Dans son nouvel album fleuve, l’artiste surprend encore en proposant un périple spirituel et ambitieux, dans lequel les fantômes du trip hop croisent une certaine Madonna.

Avec l’album PARANOÏA, ANGELS, TRUE LOVE, Christine And The Queens se lance dans un long voyage spirituel, avec Madonna en grande prêtresse. Les deux artistes se sont rencontrés en 2015 lors d’un concert de Madonna à l’Accor Arena, durant lequel cette dernière l’avait invité à monter sur scène pour quelques pas de danse. A cette occasion, il avait même eu droit à une tape sur les fesses de la part de l’interprète de Material Girl. Pour le présent album, Christine And The Queens a fait appel à Madonna non pas pour qu’elle chante, mais pour qu’elle parle. C’est l’actrice qui était sollicitée. Séduite par la folie du projet, l’Américaine a accepté de jouer le jeu sur trois chansons (Angels Crying in My Bed, I Met an Angel et Lick the Light Out). Christine And The Queens tenait à saluer cette voix iconique « qui parle avec toutes les facettes (inscrites) dans notre conscience, prenant des formes et des rôles multiples, de la figure maternelle à la dominatrice ».

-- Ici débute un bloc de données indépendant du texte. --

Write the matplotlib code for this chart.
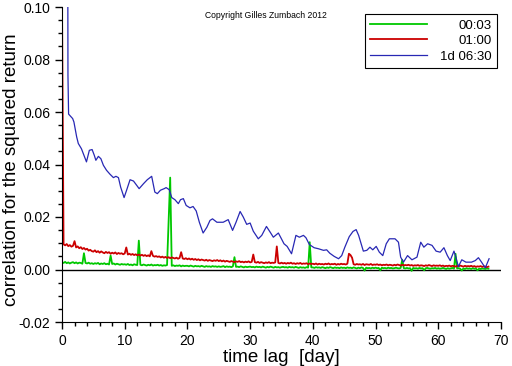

Surnommée « Big Eye » par le chanteur de 35 ans, Madonna fait donc partie intégrante de la direction chamanique de l’album. Ce sont les grands yeux de la sagesse et de la lumière qu’il est allé chercher chez elle. Et c’est une autre lumière – plus rugueuse – que l’on trouve dans le timbre du second featuring de l’album : la chanteuse et rappeuse américaine 070 Shake, que l’on entend sur True Love et Let Me Touch You Once.

L’aspect spirituel de PARANOÏA, ANGELS, TRUE LOVE doit également beaucoup à la musique produite par Mike Dean (collaborateur de Jay-Z, The Weeknd et Beyoncé). Souvent enrobés d’une couleur trip hop reflétant les influences multiples de Christine And The Queens (soul, jazz, électro…), les morceaux font la part belle à des cordes spectralement aiguës et des solos de guitare électrique extatiques. On croise aussi une reprise mystique du célèbre Canon de Pachelbel qui, à défaut d’être un choix très original, a le mérite de s’intégrer intelligemment au propos général du disque (Full of Life).

Le présent album fait suite à un prologue sorti en 2022, Redcar, les adorables étoiles, qui faisait figure d’épopée postmoderne sur l’amour. Même si l’ambiance est ici moins belliqueuse que radieuse, on reste souvent dans cette même thématique, comme le prouve le seul morceau écrit en français, intitulé Aimer, puis vivre. Cette réflexion sur l’amour, Christine And The Queens nous en fait part en utilisant toutes les possibilités de sa voix, laquelle n’a jamais été aussi malaxée et réverbérée, afin d’en tirer le maximum de jouissance (A Day in the Water). PARANOÏA, ANGELS, TRUE LOVE peut être perçu comme un hommage à une pop anglophone très identifiée, mais cet objet résolument atypique possède aussi des airs de comédie musicale étrange qui n’appartient qu’à lui. Ce qui laisse augurer de grands moments sur scène.